I could, in fact, start dressing to look androgynous. Or butch. Or weird. Or whatever I feel like at the moment.

And that’s where I am today. I cut my hair off and dyed it black and purple. I wear a fake leather jacket and prefer men’s clothing, especially trousers, which just have so much more space than the ridiculously tight trousers I wore before. I also happily abandoned the grossly uncomfortable underwire push-ups I had squeezed my diminutive bosom into (telling myself I needed it to get closer to the much-coveted hour-glass figure), in favour of sports bras.

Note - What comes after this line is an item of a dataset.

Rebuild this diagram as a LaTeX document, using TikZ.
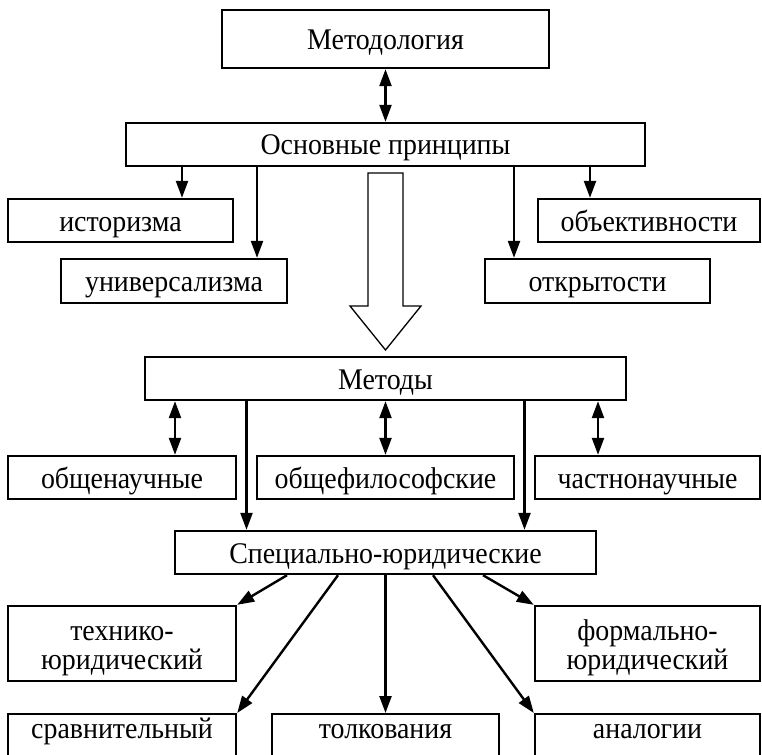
\documentclass[tikz,border=0pt]{standalone}
\usepackage{fontspec}
\setmainfont{Liberation Serif}[FakeStretch=0.93]
\usetikzlibrary{arrows.meta,calc}
\begin{document}
\begin{tikzpicture}[x=1pt,y=-1pt,
  txtfont/.style={font=\fontsize{30}{31}\selectfont},
  box/.style={draw, line width=2.4pt, inner sep=0pt, minimum height=43pt, text height=22pt, text depth=1pt, txtfont},
  bbox/.style={draw, line width=2.4pt, inner sep=0pt, anchor=north, text height=24pt, text depth=36pt, txtfont},
  lbl/.style={inner sep=0pt, txtfont},
  arr/.style={line width=2.4pt, -{Triangle[length=17pt,width=12pt]}},
  darr/.style={line width=2.4pt, {Triangle[length=17pt,width=12pt]}-{Triangle[length=17pt,width=12pt]}},
  hollow/.style={line width=1.3pt, line join=miter}
]
\useasboundingbox (0,0) rectangle (762,754);
\clip (0,0) rectangle (762,754);

% boxes
\node[box, minimum width=327pt, minimum height=58pt] (metod) at (385.5,39) {Методология};
\node[box, minimum width=519pt] (osn) at (385.5,144.5) {Основные принципы};
\node[box, minimum width=225pt] (ist) at (120.5,220.5) {историзма};
\node[box, minimum width=226pt, minimum height=44pt] (univ) at (174,281) {универсализма};
\node[box, minimum width=222pt] (obj) at (649,220.5) {объективности};
\node[box, minimum width=225pt, minimum height=44pt] (otkr) at (597.5,281) {открытости};
\node[box, minimum width=481pt] (metody) at (385.5,378.5) {Методы};
\node[box, minimum width=228pt] (obsh) at (122,477.5) {общенаучные};
\node[box, minimum width=257pt] (phil) at (385.5,477.5) {общефилософские};
\node[box, minimum width=225pt] (chast) at (647.5,477.5) {частнонаучные};
\node[box, minimum width=421pt] (spec) at (385.5,552.5) {Специально-юридические};
\node[box, minimum width=228pt, minimum height=75pt] (tech) at (122,643.5) {};
\node[lbl, anchor=base] (tech1) at (122,640) {технико-};
\node[lbl, anchor=base] (tech2) at (122,669) {юридический};
\node[box, minimum width=225pt, minimum height=75pt] (formal) at (647.5,643.5) {};
\node[lbl, anchor=base] (formal1) at (647.5,640) {формально-};
\node[lbl, anchor=base] (formal2) at (647.5,669) {юридический};
\node[bbox, minimum width=228pt] (sravn) at (122,713) {сравнительный};
\node[bbox, minimum width=227pt] (tolk) at (385.5,713) {толкования};
\node[bbox, minimum width=225pt] (analog) at (647.5,713) {аналогии};

% hollow arrow
\draw[hollow] (368,173) -- (368,306) -- (350,306) -- (385.5,350) -- (421,306) -- (403,306) -- (403,173) -- cycle;

% connectors
\draw[darr] (metod.south) -- (osn.north);
\draw[arr] ([xshift=61.5pt]osn.south -| ist.north) -- ([xshift=61.5pt]ist.north);
\draw[arr] ([xshift=83pt]osn.south -| univ.north) -- ([xshift=83pt]univ.north);
\draw[arr] ([xshift=-83.5pt]osn.south -| otkr.north) -- ([xshift=-83.5pt]otkr.north);
\draw[arr] ([xshift=-59pt]osn.south -| obj.north) -- ([xshift=-59pt]obj.north);

\draw[darr] ([xshift=53pt]metody.south -| obsh.north) -- ([xshift=53pt]obsh.north);
\draw[darr] (metody.south) -- (phil.north);
\draw[darr] ([xshift=-49.5pt]metody.south -| chast.north) -- ([xshift=-49.5pt]chast.north);
\draw[arr] ([xshift=-139pt]metody.south) -- ([xshift=-139pt]spec.north);
\draw[arr] ([xshift=139pt]metody.south) -- ([xshift=139pt]spec.north);

\draw[arr] ([xshift=-98.5pt]spec.south) -- (tech.north east);
\draw[arr] ([xshift=-47.5pt]spec.south) -- (sravn.north east);
\draw[arr] (spec.south) -- (tolk.north);
\draw[arr] ([xshift=47.5pt]spec.south) -- (analog.north west);
\draw[arr] ([xshift=97.5pt]spec.south) -- (formal.north west);
\end{tikzpicture}
\end{document}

And not just that – I started sitting differently. And standing, and walking. I suddenly became acutely aware of how I, while trying to act like a woman, had constantly been policing my own behaviour, adjusting it to fit the idea of what an attractive female person should be like. Now, I’m finding it amusing to try to emulate male ideals instead, in an attempt to perhaps land somewhere in the middle.

Dressing Outside the Box: My Journey of Self-Expression | alexfelicia.net
Same same but different. The picture on the right was taken in 2012, the one on the left is recent.

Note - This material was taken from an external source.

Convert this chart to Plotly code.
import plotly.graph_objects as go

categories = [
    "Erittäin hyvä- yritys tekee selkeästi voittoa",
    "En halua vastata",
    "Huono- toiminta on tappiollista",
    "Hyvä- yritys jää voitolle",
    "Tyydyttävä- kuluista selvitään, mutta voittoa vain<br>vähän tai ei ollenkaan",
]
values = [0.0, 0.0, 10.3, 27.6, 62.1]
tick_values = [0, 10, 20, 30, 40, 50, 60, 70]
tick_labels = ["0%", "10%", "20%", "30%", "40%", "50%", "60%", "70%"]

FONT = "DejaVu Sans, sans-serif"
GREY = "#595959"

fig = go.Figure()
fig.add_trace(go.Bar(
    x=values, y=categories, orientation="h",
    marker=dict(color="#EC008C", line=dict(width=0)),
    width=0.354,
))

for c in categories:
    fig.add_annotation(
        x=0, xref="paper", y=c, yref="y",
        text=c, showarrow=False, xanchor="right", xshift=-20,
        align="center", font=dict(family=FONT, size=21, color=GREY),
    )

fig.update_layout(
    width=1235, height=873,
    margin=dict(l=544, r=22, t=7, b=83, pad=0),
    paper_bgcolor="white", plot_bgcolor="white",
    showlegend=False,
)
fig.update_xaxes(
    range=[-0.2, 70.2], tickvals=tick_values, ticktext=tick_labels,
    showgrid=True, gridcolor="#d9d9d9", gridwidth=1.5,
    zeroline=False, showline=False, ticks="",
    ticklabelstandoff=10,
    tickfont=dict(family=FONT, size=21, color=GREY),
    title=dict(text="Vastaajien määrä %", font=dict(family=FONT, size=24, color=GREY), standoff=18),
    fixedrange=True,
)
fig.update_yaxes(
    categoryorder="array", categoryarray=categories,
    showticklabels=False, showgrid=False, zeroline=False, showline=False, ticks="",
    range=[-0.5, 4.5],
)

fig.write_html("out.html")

In the end, this journey (which obviously isn’t over yet) has led to all sorts of insights about myself and how I express my personality through my exterior attributes. I’m happy to say I haven’t just become far more relaxed about how I present myself, but also less judgmental of others. In the end, the important thing is to dress and look the way you like and feel comfortable with.

So, if you’re reading this and feeling even the slightest twinge of envy: Just Do It. Go on and buy that piece you’ve been ogling but didn’t think you’d dare wear, or get your trimmer and shave a side-cut. It’s less scary and more liberating than you think, and you can always change your mind.